Editor’s Note: The following essay is by Mary Graham, CEO of READ RVA, a Richmond-based nonprofit focused on adult literacy.
I learned early not to assume anything about who can read.
A man once stopped me on Broad Street. He held out a scrap of paper with an address and directions scrawled across it and asked if I could read it. He didn’t fidget—he just stood quietly while I read the words aloud. When I finished, relief and a flush of embarrassment crossed his face as he walked on.
That moment stayed with me because it wasn’t dramatic. No confession. No tears. Just a quiet workaround, one of hundreds that adults use every day in Richmond to survive systems built on reading.
Most people think of literacy as something settled in childhood: you learn it in school, you master it, or you don’t. End of story. But that’s not how real life works, especially here, where economic instability, underfunded schools, incarceration, immigration, and trauma have shaped adult lives. Literacy doesn’t disappear if you don’t have it; it becomes something you learn to hide.
I’ve sat with parents who know every bus route in the city but can’t read the notice their child brought home from school. With adults who avoid the doctor unless absolutely necessary because paperwork feels riskier than illness. These are not edge cases. They are neighbors. They are part of the invisible infrastructure of Richmond’s economy.
Approximately 100,000 people in greater Richmond are unable to read at a functional level. So when I returned to Virginia to lead READ RVA, I expected to talk about education. Instead, I find myself talking about dignity.
One woman told me she’d spent years pretending to forget her glasses. Another said she lets her kids think she’s “too tired” to help with homework. A man in his forties explained how he hands restaurant menus directly to servers and orders “whatever’s good,” every time. None of them talked about low literacy— they talked about being careful. About not wanting to be exposed.
That’s the part most people miss: the constant calculation. Who can I ask? What can I avoid? How much of myself can I reveal today?
Richmond is a city that prides itself on grit and creativity, but there is a contradiction baked into that pride. We admire resilience without always asking what people have had to endure to develop it. Adult learners are some of the most resourceful people I know—not because they wanted to be, but because they had to be.

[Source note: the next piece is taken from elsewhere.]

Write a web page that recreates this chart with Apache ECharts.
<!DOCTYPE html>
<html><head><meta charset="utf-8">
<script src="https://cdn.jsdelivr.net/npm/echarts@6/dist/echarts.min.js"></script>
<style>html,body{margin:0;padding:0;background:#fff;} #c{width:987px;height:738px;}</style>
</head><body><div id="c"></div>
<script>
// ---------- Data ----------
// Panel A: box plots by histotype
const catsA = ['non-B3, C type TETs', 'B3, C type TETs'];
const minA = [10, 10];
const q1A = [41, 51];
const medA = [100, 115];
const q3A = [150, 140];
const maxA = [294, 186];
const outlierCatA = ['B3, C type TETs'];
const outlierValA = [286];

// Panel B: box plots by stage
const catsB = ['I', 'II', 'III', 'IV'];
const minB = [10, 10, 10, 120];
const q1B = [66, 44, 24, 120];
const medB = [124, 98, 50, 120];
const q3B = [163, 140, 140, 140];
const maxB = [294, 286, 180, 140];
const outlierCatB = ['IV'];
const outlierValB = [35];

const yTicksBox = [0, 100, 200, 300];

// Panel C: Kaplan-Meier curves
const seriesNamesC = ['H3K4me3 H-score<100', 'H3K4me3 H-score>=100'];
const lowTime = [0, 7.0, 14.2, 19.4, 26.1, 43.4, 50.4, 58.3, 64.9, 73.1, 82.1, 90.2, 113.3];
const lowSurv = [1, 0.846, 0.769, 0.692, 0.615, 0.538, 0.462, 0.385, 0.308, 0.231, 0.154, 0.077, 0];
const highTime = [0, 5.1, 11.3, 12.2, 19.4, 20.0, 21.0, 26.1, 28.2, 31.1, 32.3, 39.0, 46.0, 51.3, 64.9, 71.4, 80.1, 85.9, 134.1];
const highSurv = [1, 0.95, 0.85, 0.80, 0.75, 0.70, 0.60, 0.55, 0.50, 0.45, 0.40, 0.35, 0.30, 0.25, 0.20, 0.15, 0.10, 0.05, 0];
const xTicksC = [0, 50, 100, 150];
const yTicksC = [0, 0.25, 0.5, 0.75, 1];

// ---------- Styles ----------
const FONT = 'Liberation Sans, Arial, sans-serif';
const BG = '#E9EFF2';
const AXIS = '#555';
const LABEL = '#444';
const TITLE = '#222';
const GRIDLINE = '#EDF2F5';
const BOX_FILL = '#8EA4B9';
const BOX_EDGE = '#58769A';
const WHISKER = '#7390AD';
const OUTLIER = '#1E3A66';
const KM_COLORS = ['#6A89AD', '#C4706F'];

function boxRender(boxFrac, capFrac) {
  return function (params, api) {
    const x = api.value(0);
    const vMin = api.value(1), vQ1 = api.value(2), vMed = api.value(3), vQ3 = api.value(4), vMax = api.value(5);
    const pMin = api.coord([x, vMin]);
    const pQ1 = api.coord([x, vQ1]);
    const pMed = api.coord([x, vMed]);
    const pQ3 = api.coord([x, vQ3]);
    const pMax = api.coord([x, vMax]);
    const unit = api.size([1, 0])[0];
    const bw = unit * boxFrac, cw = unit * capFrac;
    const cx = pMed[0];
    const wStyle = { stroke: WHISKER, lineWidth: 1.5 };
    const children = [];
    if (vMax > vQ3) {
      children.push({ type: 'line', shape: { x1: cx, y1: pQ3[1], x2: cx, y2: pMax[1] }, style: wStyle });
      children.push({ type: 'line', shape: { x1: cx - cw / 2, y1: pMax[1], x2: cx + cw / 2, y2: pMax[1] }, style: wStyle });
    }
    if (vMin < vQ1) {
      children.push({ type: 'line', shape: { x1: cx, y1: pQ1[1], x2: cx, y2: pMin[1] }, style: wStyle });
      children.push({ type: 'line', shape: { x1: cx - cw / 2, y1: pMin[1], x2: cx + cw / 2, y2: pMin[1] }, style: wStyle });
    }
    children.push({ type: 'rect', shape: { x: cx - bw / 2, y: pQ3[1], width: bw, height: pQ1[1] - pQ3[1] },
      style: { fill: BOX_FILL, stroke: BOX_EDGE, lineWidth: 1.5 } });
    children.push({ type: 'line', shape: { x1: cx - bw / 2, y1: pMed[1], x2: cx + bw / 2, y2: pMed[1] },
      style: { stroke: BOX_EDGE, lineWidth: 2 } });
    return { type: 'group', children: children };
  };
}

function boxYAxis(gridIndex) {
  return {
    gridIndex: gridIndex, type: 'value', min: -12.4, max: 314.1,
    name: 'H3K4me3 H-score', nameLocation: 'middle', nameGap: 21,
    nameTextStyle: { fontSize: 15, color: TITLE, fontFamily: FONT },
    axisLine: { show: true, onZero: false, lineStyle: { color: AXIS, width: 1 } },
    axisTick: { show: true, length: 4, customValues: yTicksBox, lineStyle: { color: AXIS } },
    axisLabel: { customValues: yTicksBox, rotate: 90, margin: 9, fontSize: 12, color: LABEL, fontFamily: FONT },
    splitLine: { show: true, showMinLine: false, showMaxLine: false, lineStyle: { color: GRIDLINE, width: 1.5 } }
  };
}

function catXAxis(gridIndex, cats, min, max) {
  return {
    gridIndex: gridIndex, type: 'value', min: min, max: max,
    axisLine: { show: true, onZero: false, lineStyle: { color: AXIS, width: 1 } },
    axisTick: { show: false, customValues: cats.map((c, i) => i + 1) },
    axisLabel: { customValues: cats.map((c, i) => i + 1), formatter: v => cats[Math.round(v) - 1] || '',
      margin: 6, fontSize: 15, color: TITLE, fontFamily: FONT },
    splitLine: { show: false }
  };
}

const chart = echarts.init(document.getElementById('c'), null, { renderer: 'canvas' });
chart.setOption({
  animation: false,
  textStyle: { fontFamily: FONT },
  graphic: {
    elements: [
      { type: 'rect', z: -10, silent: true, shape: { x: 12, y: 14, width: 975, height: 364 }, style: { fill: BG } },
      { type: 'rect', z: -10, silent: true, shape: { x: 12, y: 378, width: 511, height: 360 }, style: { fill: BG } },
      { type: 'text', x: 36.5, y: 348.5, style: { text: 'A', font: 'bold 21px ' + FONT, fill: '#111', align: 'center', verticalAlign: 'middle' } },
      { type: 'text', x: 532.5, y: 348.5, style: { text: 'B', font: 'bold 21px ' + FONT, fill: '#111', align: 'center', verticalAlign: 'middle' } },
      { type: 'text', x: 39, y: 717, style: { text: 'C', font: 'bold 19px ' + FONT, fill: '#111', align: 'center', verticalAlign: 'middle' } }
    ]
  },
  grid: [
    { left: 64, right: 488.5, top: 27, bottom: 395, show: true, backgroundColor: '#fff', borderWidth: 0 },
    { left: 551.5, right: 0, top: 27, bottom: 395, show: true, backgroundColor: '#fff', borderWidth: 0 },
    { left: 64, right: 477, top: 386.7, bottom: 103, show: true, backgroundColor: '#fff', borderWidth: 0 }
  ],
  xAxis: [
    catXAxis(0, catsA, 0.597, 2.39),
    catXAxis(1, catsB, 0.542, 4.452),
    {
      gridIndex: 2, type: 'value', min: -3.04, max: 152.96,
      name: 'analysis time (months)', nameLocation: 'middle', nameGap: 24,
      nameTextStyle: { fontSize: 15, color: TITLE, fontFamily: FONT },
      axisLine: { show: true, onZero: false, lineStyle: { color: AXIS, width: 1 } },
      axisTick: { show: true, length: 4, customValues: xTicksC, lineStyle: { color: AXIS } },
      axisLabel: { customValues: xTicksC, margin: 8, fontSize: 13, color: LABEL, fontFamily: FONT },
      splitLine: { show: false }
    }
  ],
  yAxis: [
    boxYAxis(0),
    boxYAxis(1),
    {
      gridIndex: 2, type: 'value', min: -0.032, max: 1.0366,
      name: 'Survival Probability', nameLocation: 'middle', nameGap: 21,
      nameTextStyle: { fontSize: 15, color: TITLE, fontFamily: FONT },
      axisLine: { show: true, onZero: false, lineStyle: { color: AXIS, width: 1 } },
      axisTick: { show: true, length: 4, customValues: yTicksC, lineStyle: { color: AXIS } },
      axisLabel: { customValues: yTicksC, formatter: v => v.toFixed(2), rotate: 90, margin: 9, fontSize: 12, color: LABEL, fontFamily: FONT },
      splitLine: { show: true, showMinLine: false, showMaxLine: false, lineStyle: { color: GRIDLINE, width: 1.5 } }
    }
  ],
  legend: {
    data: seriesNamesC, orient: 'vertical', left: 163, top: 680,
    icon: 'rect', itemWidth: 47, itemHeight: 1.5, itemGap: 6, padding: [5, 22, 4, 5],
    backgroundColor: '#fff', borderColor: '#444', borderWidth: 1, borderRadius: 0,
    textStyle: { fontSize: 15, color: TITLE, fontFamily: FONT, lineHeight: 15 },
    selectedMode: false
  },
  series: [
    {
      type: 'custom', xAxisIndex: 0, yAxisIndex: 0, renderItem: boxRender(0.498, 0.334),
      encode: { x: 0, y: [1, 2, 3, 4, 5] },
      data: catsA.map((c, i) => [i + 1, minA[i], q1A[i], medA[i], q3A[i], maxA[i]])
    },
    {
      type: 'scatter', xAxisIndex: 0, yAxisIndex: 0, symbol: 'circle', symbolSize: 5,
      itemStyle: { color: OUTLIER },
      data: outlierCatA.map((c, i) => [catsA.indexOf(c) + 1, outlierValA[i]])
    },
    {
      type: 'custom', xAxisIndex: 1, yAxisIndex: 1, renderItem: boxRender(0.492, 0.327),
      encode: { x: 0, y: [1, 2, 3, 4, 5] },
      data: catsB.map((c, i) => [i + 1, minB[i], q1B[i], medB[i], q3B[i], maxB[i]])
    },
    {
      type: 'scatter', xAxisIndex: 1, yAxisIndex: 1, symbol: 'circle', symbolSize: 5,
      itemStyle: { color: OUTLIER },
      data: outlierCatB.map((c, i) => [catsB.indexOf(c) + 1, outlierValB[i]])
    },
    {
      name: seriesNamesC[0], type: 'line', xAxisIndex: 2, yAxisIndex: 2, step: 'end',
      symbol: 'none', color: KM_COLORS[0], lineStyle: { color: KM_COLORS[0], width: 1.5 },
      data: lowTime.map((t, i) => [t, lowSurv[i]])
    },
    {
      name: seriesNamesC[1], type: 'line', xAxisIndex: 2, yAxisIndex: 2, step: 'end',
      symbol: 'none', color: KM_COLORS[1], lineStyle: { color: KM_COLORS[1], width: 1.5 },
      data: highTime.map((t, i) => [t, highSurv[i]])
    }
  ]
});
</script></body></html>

Literacy doesn’t suddenly fix a life. It doesn’t erase debt or guarantee a job with benefits. What it does is open doors that were never meant to be locked in the first place: the first email a parent can read from a teacher, the first lease they don’t sign blindly, the first time someone fills out a form without feeling their pulse in their ears.

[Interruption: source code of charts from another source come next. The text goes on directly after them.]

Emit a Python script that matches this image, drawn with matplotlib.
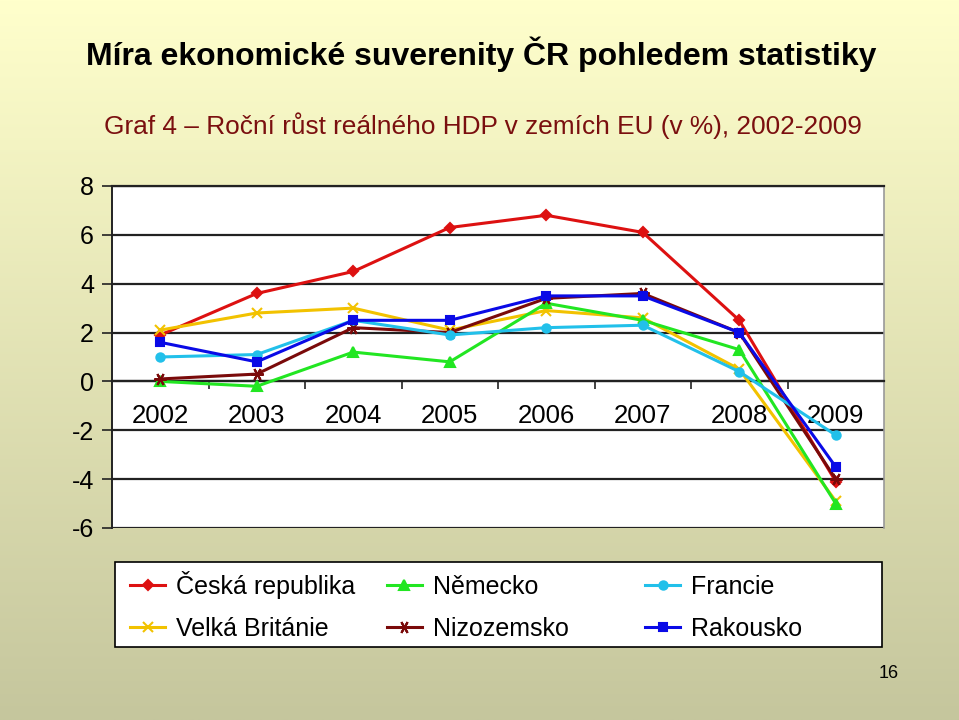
import numpy as np
import matplotlib
matplotlib.use("Agg")
import matplotlib.pyplot as plt
from matplotlib import font_manager as fm
from matplotlib.patches import Rectangle

years = ["2002", "2003", "2004", "2005", "2006", "2007", "2008", "2009"]
cz = [1.9, 3.6, 4.5, 6.3, 6.8, 6.1, 2.5, -4.1]
de = [0.0, -0.2, 1.2, 0.8, 3.2, 2.5, 1.3, -5.0]
fr = [1.0, 1.1, 2.5, 1.9, 2.2, 2.3, 0.4, -2.2]
uk = [2.1, 2.8, 3.0, 2.1, 2.9, 2.6, 0.5, -4.9]
nl = [0.1, 0.3, 2.2, 2.0, 3.4, 3.6, 2.0, -4.0]
at = [1.6, 0.8, 2.5, 2.5, 3.5, 3.5, 2.0, -3.5]
yticks = [-6, -4, -2, 0, 2, 4, 6, 8]

names = {f.name for f in fm.fontManager.ttflist}
base = "Liberation Sans" if "Liberation Sans" in names else "DejaVu Sans"
plt.rcParams["font.family"] = [base, "DejaVu Sans"]

fig = plt.figure(figsize=(9.59, 7.2), dpi=100)

# background gradient
bg = fig.add_axes([0, 0, 1, 1], zorder=-10)
top = np.array([255, 255, 204]) / 255
bot = np.array([197, 198, 157]) / 255
t = np.linspace(0, 1, 256)[:, None]
grad = top * (1 - t) + bot * t
img = np.repeat(grad[:, None, :], 2, axis=1)
bg.imshow(img, aspect="auto", extent=[0, 1, 0, 1], origin="upper")
bg.set_axis_off()

ax = fig.add_axes([0.1168, 0.2667, 0.805, 0.475])
ax.set_facecolor("white")
x = np.arange(len(years))

series = [
    ("Česká republika", cz, "#DD1111", "D", 5),
    ("Velká Británie", uk, "#F2C200", "x", 7),
    ("Německo", de, "#22E622", "^", 7),
    ("Nizozemsko", nl, "#7A0A0A", (6, 2, 90), 9),
    ("Francie", fr, "#22C0EA", "o", 6),
    ("Rakousko", at, "#0A0AE6", "s", 6),
]
handles = []
for name, vals, col, mk, ms in series:
    h, = ax.plot(x, vals, color=col, lw=2.2, marker=mk, markersize=ms,
                 markeredgewidth=1.5, label=name, zorder=3)
    handles.append(h)

ax.set_xlim(-0.5, 7.5)
ax.set_ylim(-6, 8)
ax.set_yticks(yticks)
ax.set_yticklabels([str(v) for v in yticks], fontsize=18)
ax.yaxis.grid(True, color="#222222", lw=1.6)
ax.set_axisbelow(True)
ax.tick_params(axis="y", length=7, width=1.2, color="#222222", pad=6)

ax.spines["bottom"].set_position(("data", 0))
ax.spines["bottom"].set_color("#222222")
ax.spines["bottom"].set_linewidth(1.6)
ax.spines["left"].set_color("#222222")
ax.spines["left"].set_linewidth(1.4)
ax.spines["top"].set_color("#222222")
ax.spines["top"].set_linewidth(1.6)
ax.spines["right"].set_color("#999999")
ax.spines["right"].set_linewidth(1.2)

ax.set_xticks(np.arange(0.5, 7.5, 1.0))
ax.set_xticklabels([])
ax.tick_params(axis="x", which="major", direction="out", length=6, width=1.2, color="#222222")
ax.set_xticks(x, minor=True)
ax.set_xticklabels(years, minor=True, fontsize=18.5)
ax.tick_params(axis="x", which="minor", length=0, pad=16)

# legend: frame + three equal-width columns
fig.patches.append(Rectangle((0.1199, 0.1014), 0.7998, 0.118, transform=fig.transFigure,
                             facecolor="white", edgecolor="black", lw=1.2, zorder=1))
col_x = [0.1356, 0.4035, 0.6726]
col_top = [0.2069, 0.2013, 0.2013]
for i, cx in enumerate(col_x):
    hs = handles[2 * i:2 * i + 2]
    lg = fig.legend(handles=hs, labels=[h.get_label() for h in hs],
                    loc="upper left", bbox_to_anchor=(cx, col_top[i]),
                    fontsize=18, frameon=False, handlelength=1.4, handletextpad=0.45,
                    borderaxespad=0, borderpad=0, labelspacing=0.7)
    lg.set_zorder(2)

fig.text(0.502, 0.924, "Míra ekonomické suverenity ČR pohledem statistiky",
         ha="center", va="center", fontsize=23, fontweight="bold", color="black")
fig.text(0.504, 0.826, "Graf 4 – Roční růst reálného HDP v zemích EU (v %), 2002-2009",
         ha="center", va="center", fontsize=18.9, color="#7A0F0F")
fig.text(0.927, 0.065, "16", ha="center", va="center", fontsize=13, color="black")

fig.savefig("out.png", dpi=100)
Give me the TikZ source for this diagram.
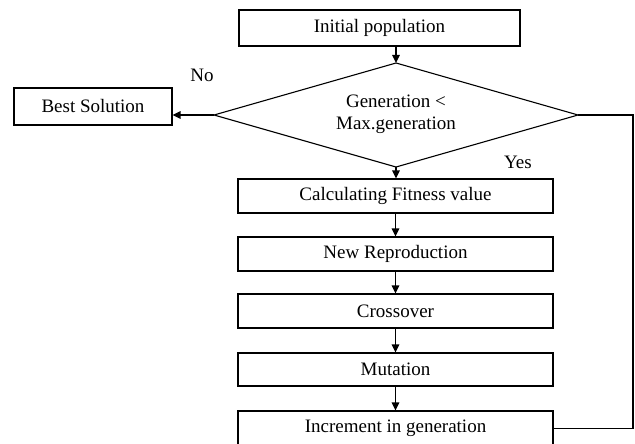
\documentclass[tikz,border=0pt]{standalone}
\usepackage{fontspec}
\setmainfont{Liberation Serif}
\usetikzlibrary{arrows.meta}
\begin{document}
\begin{tikzpicture}[x=1pt,y=-1pt,
  box/.style={draw,line width=1.1pt,inner sep=0pt,font=\fontsize{19}{22}\selectfont},
  lbl/.style={font=\fontsize{19}{22}\selectfont,inner sep=0pt},
  arr/.style={line width=1.4pt,-{Triangle[length=8pt,width=7.5pt]}},
  ln/.style={line width=1.4pt}]
\useasboundingbox (0,0) rectangle (635,444);
\clip (0,0) rectangle (635,444);
\node[box,minimum width=281,minimum height=36] (init) at (379.5,28) {Initial population};
\coordinate (dN) at (396,63);
\coordinate (dW) at (214,115);
\coordinate (dE) at (578,115);
\coordinate (dS) at (396,167);
\draw[line width=1.1pt] (dN) -- (dE) -- (dS) -- (dW) -- cycle;
\node[lbl,align=center] (dec) at (396,114) {Generation <\\Max.generation};
\node[box,minimum width=158,minimum height=37] (best) at (93,106.5) {Best Solution};
\node[box,minimum width=315,minimum height=34] (calc) at (395.5,196) {Calculating Fitness value};
\node[box,minimum width=315,minimum height=34] (rep) at (395.5,254) {New Reproduction};
\node[box,minimum width=315,minimum height=34] (cross) at (395.5,311) {Crossover};
\node[box,minimum width=315,minimum height=33] (mut) at (395.5,369.5) {Mutation};
\node[box,minimum width=315,minimum height=35] (inc) at (395.5,428.5) {Increment in generation};
\node[lbl] (no) at (202,75) {No};
\node[lbl] (yes) at (518,162) {Yes};
\coordinate (loop) at (633,0);
\draw[arr] (dN |- init.south) -- (dN);
\draw[arr] (dW) -- (best.east |- dW);
\draw[arr] (dS) -- (calc.north -| dS);
\draw[arr] (calc) -- (rep);
\draw[arr] (rep) -- (cross);
\draw[arr] (cross) -- (mut);
\draw[arr] (mut) -- (inc);
\draw[ln] (inc.east) -- (inc.east -| loop) -- (loop |- dE) -- (dE);
\end{tikzpicture}
\end{document}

One learner told me quietly, “I’m tired of guessing.” That sentence carries more weight than any statistic.
There’s a temptation in nonprofit narratives to frame change as dramatic transformation: before and after, darkness into light. But real change is slower and less cinematic. It looks like confidence inching forward. Like someone speaking up in a meeting. Like a parent asking a question instead of nodding along.

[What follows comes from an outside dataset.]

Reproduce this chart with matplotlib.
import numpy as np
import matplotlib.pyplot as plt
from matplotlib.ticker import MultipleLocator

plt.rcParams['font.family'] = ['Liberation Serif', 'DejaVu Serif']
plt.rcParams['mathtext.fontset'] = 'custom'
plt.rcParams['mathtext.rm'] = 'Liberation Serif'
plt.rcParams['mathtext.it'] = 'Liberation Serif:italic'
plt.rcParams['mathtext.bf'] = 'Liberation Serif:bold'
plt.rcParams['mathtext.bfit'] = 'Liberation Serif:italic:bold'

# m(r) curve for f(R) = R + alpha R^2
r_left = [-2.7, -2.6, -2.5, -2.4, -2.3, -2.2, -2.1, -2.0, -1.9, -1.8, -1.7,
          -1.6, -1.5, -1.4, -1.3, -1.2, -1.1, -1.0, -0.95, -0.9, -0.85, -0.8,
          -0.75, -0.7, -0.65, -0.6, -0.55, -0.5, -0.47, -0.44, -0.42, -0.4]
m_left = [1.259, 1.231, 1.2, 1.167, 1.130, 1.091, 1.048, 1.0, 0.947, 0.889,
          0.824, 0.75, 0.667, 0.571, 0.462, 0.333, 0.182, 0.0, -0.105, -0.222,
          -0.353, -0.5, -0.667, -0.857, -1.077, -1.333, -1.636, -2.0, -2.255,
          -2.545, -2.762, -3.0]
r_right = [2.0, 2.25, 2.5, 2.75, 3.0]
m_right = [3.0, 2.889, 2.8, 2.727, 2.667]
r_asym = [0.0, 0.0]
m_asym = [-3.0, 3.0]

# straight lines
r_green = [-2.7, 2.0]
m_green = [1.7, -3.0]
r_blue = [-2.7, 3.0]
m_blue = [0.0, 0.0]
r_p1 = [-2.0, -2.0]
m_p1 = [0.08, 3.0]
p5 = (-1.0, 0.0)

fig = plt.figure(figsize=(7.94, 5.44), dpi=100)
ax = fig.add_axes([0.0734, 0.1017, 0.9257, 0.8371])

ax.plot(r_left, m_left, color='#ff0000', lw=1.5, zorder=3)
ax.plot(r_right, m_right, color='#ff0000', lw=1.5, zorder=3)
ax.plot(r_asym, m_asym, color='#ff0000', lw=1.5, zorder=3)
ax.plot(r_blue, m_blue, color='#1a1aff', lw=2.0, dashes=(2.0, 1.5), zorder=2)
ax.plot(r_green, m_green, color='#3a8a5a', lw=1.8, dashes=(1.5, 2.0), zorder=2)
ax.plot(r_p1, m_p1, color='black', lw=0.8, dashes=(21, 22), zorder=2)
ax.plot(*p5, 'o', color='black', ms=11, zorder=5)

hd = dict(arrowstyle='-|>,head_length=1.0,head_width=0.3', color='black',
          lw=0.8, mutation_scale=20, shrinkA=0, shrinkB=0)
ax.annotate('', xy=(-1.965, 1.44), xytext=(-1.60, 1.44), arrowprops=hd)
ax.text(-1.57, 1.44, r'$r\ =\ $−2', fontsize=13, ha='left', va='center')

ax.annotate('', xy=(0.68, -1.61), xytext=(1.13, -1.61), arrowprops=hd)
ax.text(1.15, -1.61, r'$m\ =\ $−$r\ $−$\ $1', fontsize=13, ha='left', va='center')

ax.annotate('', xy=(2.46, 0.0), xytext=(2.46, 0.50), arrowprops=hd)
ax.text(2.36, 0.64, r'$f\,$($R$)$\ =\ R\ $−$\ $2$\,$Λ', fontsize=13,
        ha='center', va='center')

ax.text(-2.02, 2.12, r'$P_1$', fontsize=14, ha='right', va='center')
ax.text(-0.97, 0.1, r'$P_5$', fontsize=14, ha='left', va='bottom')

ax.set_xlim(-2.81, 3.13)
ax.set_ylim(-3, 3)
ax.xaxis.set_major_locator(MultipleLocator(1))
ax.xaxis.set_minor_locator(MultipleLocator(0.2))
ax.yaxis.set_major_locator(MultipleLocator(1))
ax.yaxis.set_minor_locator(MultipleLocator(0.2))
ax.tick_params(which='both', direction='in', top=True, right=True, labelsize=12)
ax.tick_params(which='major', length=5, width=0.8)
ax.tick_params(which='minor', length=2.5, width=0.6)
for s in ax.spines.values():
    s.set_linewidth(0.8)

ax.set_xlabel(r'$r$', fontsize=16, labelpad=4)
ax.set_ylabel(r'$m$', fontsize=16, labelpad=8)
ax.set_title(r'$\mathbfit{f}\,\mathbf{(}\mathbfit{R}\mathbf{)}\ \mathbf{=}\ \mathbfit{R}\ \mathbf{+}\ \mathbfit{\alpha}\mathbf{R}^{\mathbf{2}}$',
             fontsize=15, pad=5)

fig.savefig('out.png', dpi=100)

And it looks different for everyone. For some, learning to read is about work. For others, it’s about health or finally being able to read a book to a grandchild. What these adults share is not a lack of intelligence, but a lifetime of being told, directly or indirectly, that this wasn’t for them.
Adult literacy isn’t a feel good cause. It’s a reckoning. It forces us to confront how many of our systems depend on silence and shame to function smoothly. How often we mistake compliance for comprehension. How easy it is to design a city for people who already know how to navigate it.
If Richmond wants to be a place people can truly come home, we have to stop treating adult literacy as an afterthought: not a charity project, not a side door, but a core part of what it means to belong here.
Every time an adult decides to learn, they are rewriting an internal script that told them it was too late, or that they were the problem. That decision takes courage most of us will never be asked to summon. The least we can do is meet it with respect.
I still think about that man on Broad Street. I don’t know his name, or his story. I know only that for a moment, he trusted a stranger to read the world for him. Richmond is full of moments like that — quiet, human, easily missed.
We can do better than leaving people to navigate alone. But first, we have to be willing to see them.